The return of Joan Baez
( words)
For over one week, singer and former peace activist Joan Baez stayed once again at the legendary Hotel Metropole Hanoi. This time in peaceful days she remembered her days at the hotel during the dreadful ‘Christmas bombing‘ of 1972.
Joan Baez spent memorable moments at the bomb shelter of the hotel and visited the Path of History (read the full story there). She also painted a portrait at her suite at the Hotel Metropole. Later, she donated that painting to the hotel.

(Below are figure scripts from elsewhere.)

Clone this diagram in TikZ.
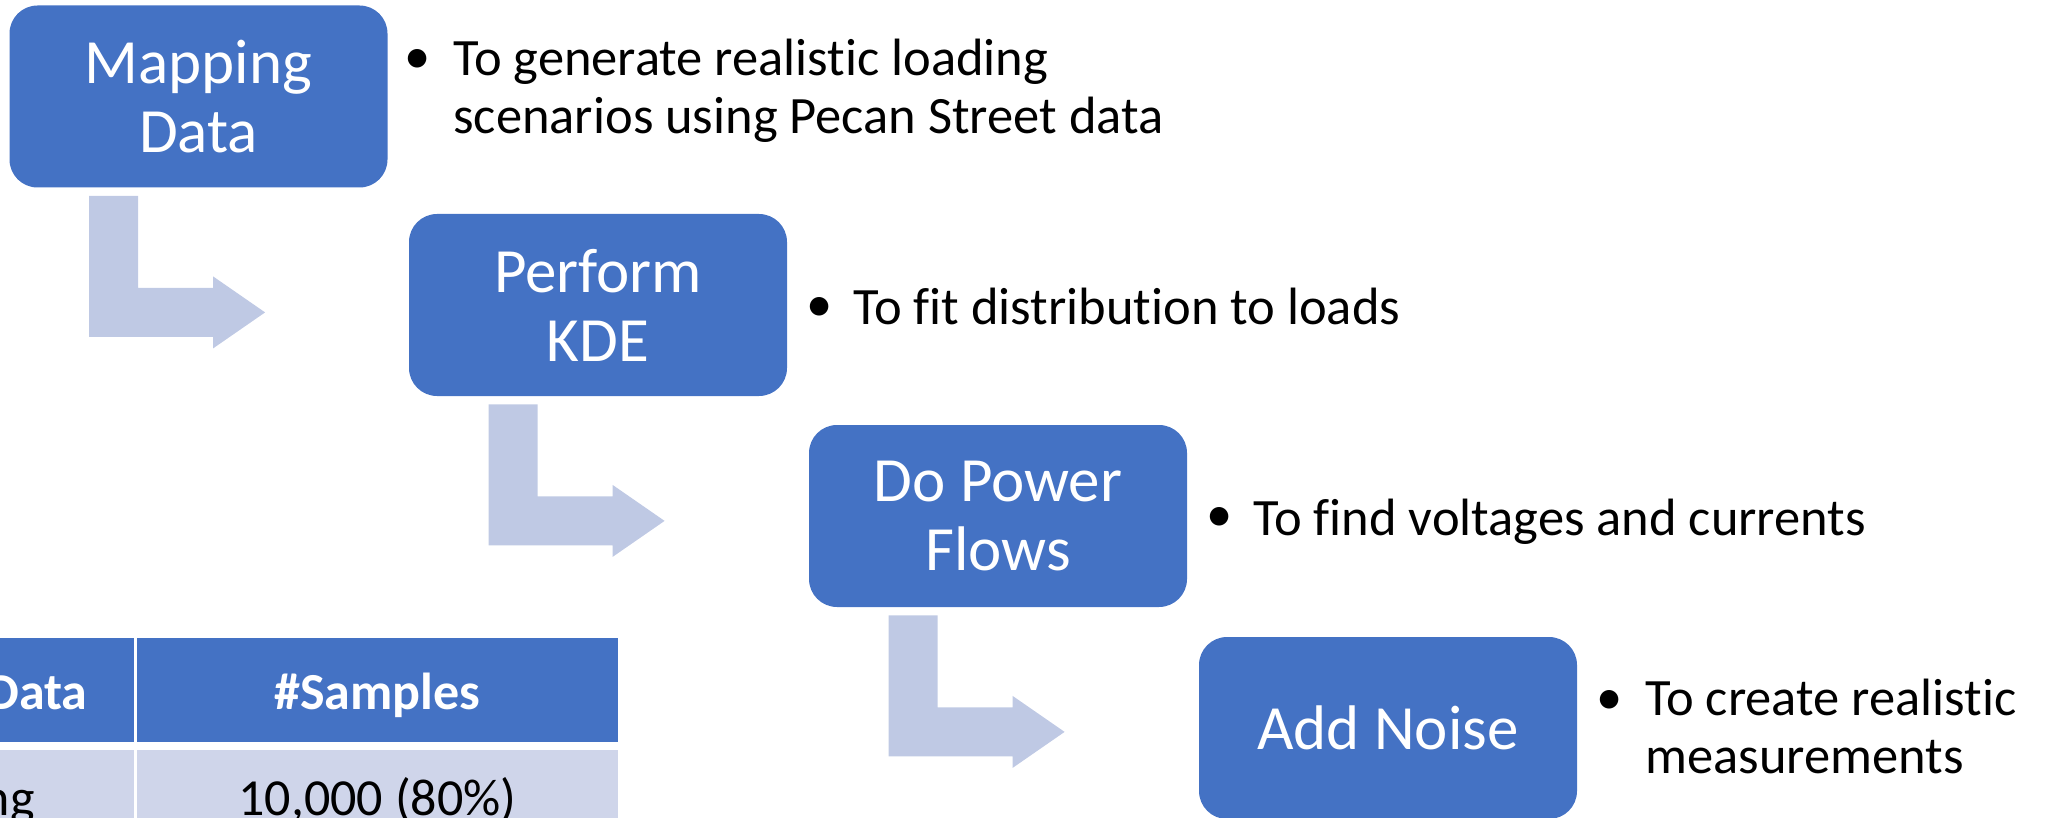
\documentclass[tikz,border=0pt]{standalone}
\usepackage{fontspec}
\setmainfont[Ligatures=NoCommon]{Carlito}
\definecolor{stageblue}{HTML}{4472C4}
\definecolor{bendtint}{HTML}{BFC9E4}
\definecolor{rowtint}{HTML}{CFD5EA}
\begin{document}
\begin{tikzpicture}[x=0.5pt,y=0.5pt]
\tikzstyle{every node}+=[inner sep=0pt]
\tikzstyle{stage}=[rectangle, rounded corners=14pt, fill=stageblue, text=white, minimum width=189pt, minimum height=91pt, align=center, font=\fontsize{31.5}{34.5}\selectfont]
\tikzstyle{note}=[anchor=base west, align=left, font=\fontsize{26.25}{29}\selectfont]
\tikzstyle{dot}=[font=\fontsize{26.25}{29}\selectfont]
\tikzstyle{bentarrow}=[fill=bendtint]
\tikzstyle{hcell}=[fill=stageblue, text=white, minimum height=52pt, text height=19pt, text depth=0pt, font=\fontsize{26}{29}\selectfont\bfseries]
\tikzstyle{rcell}=[fill=rowtint, minimum height=52pt, text height=13pt, text depth=0pt, font=\fontsize{26}{29}\selectfont]
\clip (0,0) rectangle (2049,-818);
\node [stage] (map) at (198.5,-96.5) {Mapping\\Data};
\node [stage] (kde) at (598,-305) {Perform\\KDE};
\node [stage] (pf) at (998,-516) {Do Power\\Flows};
\node [stage] (noise) at (1388,-728) {Add Noise};
% bent arrows under each stage
\foreach \s in {map,kde,pf}
  \fill [bentarrow, shift={(\s.south west)}] (80,-8) -- (129,-8) -- (129,-100) -- (204,-100) -- (204,-88.5) -- (256,-124.5) -- (204,-160.5) -- (204,-149) -- (80,-149) -- cycle;
% notes (base = last line)
\node [dot] (d1) at (418,-61) {•};
\node [note] (t1) at (453,-134) {To generate realistic loading\\scenarios using Pecan Street data};
\node [dot] (d2) at (820,-309) {•};
\node [note] (t2) at (853,-324) {To fit distribution to loads};
\node [dot] (d3) at (1220,-519) {•};
\node [note] (t3) at (1253,-535) {To find voltages and currents};
\node [dot] (d4) at (1610,-702) {•};
\node [note] (t4) at (1645,-773) {To create realistic\\measurements};
% table
\node [hcell, anchor=east, minimum width=200pt] (h1) at (134,-690) {};
\node [hcell, minimum width=240.5pt] (h2) at (377.5,-690) {\#Samples};
\node [rcell, anchor=east, minimum width=200pt] (r1) at (134,-802) {};
\node [rcell, minimum width=240.5pt] (r2) at (377.5,-802) {10,000 (80\%)};
\node [anchor=base east, text=white, font=\fontsize{26}{29}\selectfont\bfseries] (h1text) at (88,-709) {Data};
\node [anchor=base east, font=\fontsize{26}{29}\selectfont] (r1text) at (35,-815) {ng};
\end{tikzpicture}
\end{document}
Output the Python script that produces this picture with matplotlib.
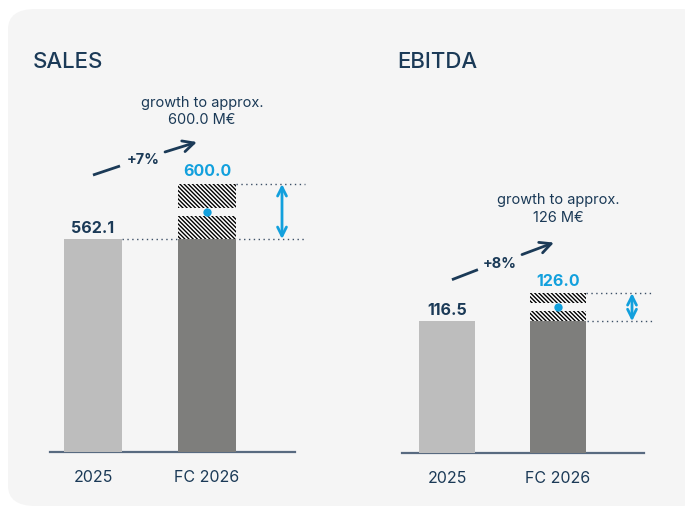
import matplotlib.pyplot as plt
from matplotlib.patches import FancyBboxPatch

plt.rcParams['font.family'] = ['Inter', 'DejaVu Sans']
plt.rcParams['hatch.linewidth'] = 1.0
plt.rcParams['hatch.color'] = 'black'

# data
categories = ['2025', 'FC 2026']
sales = [562.1, 600.0]
sales_range = [562.1, 637.9]
ebitda = [116.5, 126.0]
ebitda_range = [116.5, 135.5]
growth = ['+7%', '+8%']
targets = ['600.0 M€', '126 M€']
titles = ['SALES', 'EBITDA']

NAVY = '#1b3a57'
BLUE = '#12a0dd'
LIGHT = '#bdbdbd'
DARK = '#7e7e7c'
PANEL = '#f5f5f5'

W, H = 685, 510
fig = plt.figure(figsize=(W / 100, H / 100), dpi=100)
fig.patch.set_facecolor('white')

# rounded background panel
panel = FancyBboxPatch((8 / W, (H - 507) / H), 700 / W, 497 / H,
                       boxstyle='round,pad=0,rounding_size=0.04',
                       transform=fig.transFigure, facecolor=PANEL,
                       edgecolor='none', zorder=-1)
fig.patches.append(panel)


def px_axes(x0, x1, base, top=40):
    return fig.add_axes([x0 / W, (H - base) / H, (x1 - x0) / W, (base - top) / H])


def draw_panel(ax, title, title_x, values, rng, ylim, xlim, growth_txt, target_txt,
               text_pos, pct_pos, arrow_pts, arrow_x, dot_x0, dot_x1):
    ax.set_facecolor('none')
    ax.set_xlim(*xlim)
    ax.set_ylim(*ylim)
    for s in ['top', 'left', 'right']:
        ax.spines[s].set_visible(False)
    ax.spines['bottom'].set_color('#586a80')
    ax.spines['bottom'].set_linewidth(1.6)
    ax.set_yticks([])
    ax.set_xticks([0, 1])
    ax.set_xticklabels(categories, fontsize=11.5, color=NAVY)
    ax.tick_params(axis='x', length=0, pad=12)

    w = 0.51
    ax.bar(0, values[0], width=w, color=LIGHT, zorder=3)
    ax.bar(1, rng[0], width=w, color=DARK, zorder=3)
    gap = 4.0 * (ylim[1] - ylim[0]) / 413
    ax.bar(1, values[1] - gap - rng[0], bottom=rng[0], width=w, color='white',
           hatch='\\\\\\\\\\\\\\\\', edgecolor='black', linewidth=0, zorder=3)
    ax.bar(1, rng[1] - values[1] - gap, bottom=values[1] + gap, width=w, color='white',
           hatch='\\\\\\\\\\\\\\\\', edgecolor='black', linewidth=0, zorder=3)
    ax.scatter([1], [values[1]], s=36, color=BLUE, zorder=5, linewidths=0)

    # dotted guide lines
    ax.plot([dot_x0, dot_x1], [rng[0], rng[0]], ls=(0, (1, 2.5)), color='#3c4f66',
            lw=1, clip_on=False, zorder=1)
    ax.plot([1 + w / 2, dot_x1], [rng[1], rng[1]], ls=(0, (1, 2.5)), color='#3c4f66',
            lw=1, clip_on=False, zorder=1)
    ax.annotate('', xy=(arrow_x, rng[0]), xytext=(arrow_x, rng[1]),
                arrowprops=dict(arrowstyle='<->', color=BLUE, lw=2,
                                mutation_scale=16, shrinkA=0, shrinkB=0))

    # value labels
    ax.annotate(f'{values[0]:.1f}', (0, values[0]), xytext=(0, 3),
                textcoords='offset points', ha='center', va='bottom',
                fontsize=11.5, fontweight='bold', color=NAVY)
    ax.annotate(f'{values[1]:.1f}', (1, rng[1]), xytext=(0, 4),
                textcoords='offset points', ha='center', va='bottom',
                fontsize=11.5, fontweight='bold', color=BLUE)

    # growth annotation
    ax.text(text_pos[0], text_pos[1], f'growth to approx.\n{target_txt}',
            ha='center', va='center', fontsize=10.5, color=NAVY, linespacing=1.35)
    ax.text(pct_pos[0], pct_pos[1], growth_txt, ha='center', va='center',
            fontsize=10.5, fontweight='bold', color=NAVY)
    (p0, p1, p2, p3) = arrow_pts
    ax.plot([p0[0], p1[0]], [p0[1], p1[1]], color=NAVY, lw=2, solid_capstyle='butt')
    ax.annotate('', xy=p3, xytext=p2,
                arrowprops=dict(arrowstyle='->', color=NAVY, lw=2,
                                mutation_scale=20, shrinkA=0, shrinkB=0))

    fig.text(title_x / W, 1 - 62 / H, title, ha='left', va='center',
             fontsize=16, fontweight='medium', color=NAVY)


ax1 = px_axes(50, 295, 453)
draw_panel(ax1, titles[0], 33, sales, sales_range, (268.6, 837.8),
           (-0.377, 1.772), growth[0], targets[0],
           (0.956, 739.2), (0.44, 672.4),
           [(0, 650.3), (0.237, 662.8), (0.632, 682.1), (0.912, 695.8)],
           1.658, 0.255, 1.86)

ax2 = px_axes(402, 644, 454)
draw_panel(ax2, titles[1], 397, ebitda, ebitda_range, (27.3, 307.5),
           (-0.405, 1.775), growth[1], targets[1],
           (1.0, 193.2), (0.477, 156.2),
           [(0.045, 144.6), (0.279, 151.4), (0.676, 161.6), (0.964, 169.7)],
           1.667, 1.26, 1.856)

fig.savefig('out.png', dpi=100, facecolor=fig.get_facecolor())
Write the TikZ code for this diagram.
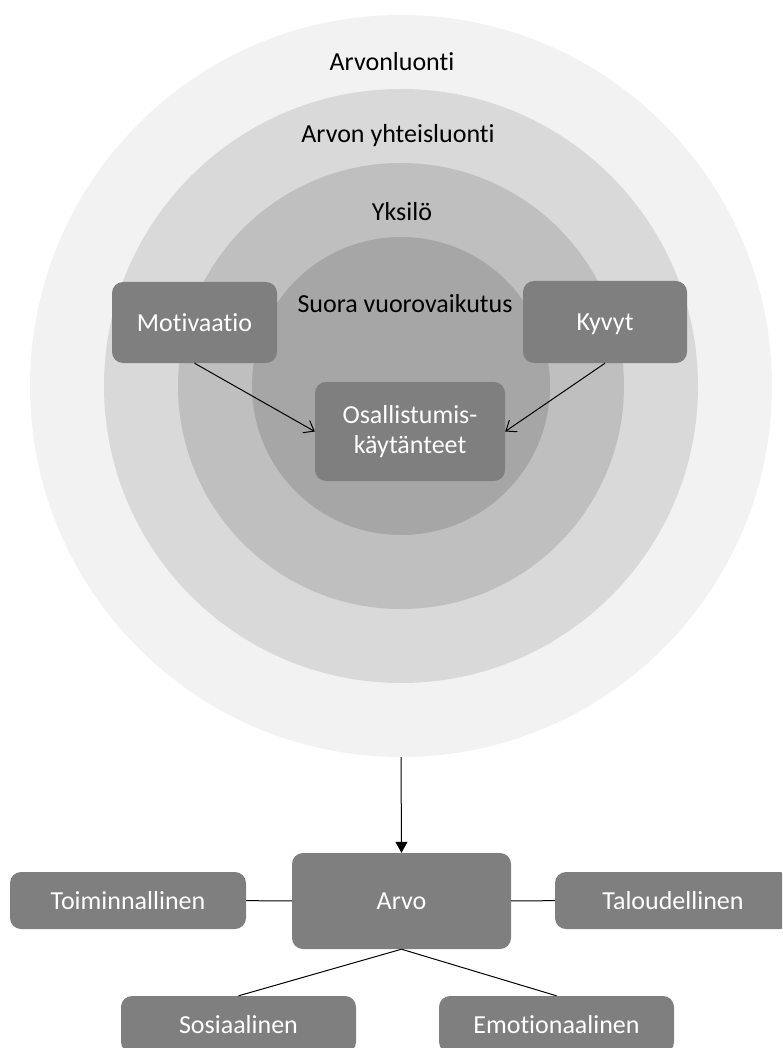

From the book Hotel Metropole Hanoi:
During the American War (outside of Vietnam known as Vietnam War) US Folk singer Joan Baez had made the hotel her shelter for almost two weeks. Here she experienced the war during the worst air-raids of mankind. In December 1972, after Nixon had ordered Linebacker Two, a massive bombing campaign north of the 20th parallel, in particular the bombing of the corridor between Haiphong and Hanoi, Baez spent 13 days here. She returned home with 15 hours of tapes. According to Charles J. Fuss in Joan Baez: A Bio-Bibliography, Baez herself referred to the resulting project as a record company’s nightmare.
An eye witness reports: ‘During the B-52 attacks we had to stay in the bunker the whole day. There were benches to sit on and when it got too crowded they put mats on the floor. And, yes, we had light. Journalists could work on their articles.’
Joan Baez remembers: ‘Where Are You Now, My Son?’, is a ballad about the eleven days of bombing I experienced in Hanoi over Christmas of 1972. Interspersed with and superimposed upon it are sounds recorded on my portable tape machine – children laughing, sirens blaring, bomb falling, women singing – some moments shared inside our hotel bomb shelter with Indians, Poles, Cubans, French, Vietnamese – a service that Mike Allen and I gave Christmas Eve in our hotel lobby which was interrupted by a bomb blast and then a raid… There were over sixty bombing raids in eleven days, in what turned out to be the heaviest bombing in the history of the world.
Much of the loud bomb and jet sounds, anti-aircraft, etc was taped by him from the balcony of the third floor of our hotel – the living quarters of Jean Thoroval of Agence France Press, his wife Marie Claud, and their friends. Bless them all for the courage they gave me.’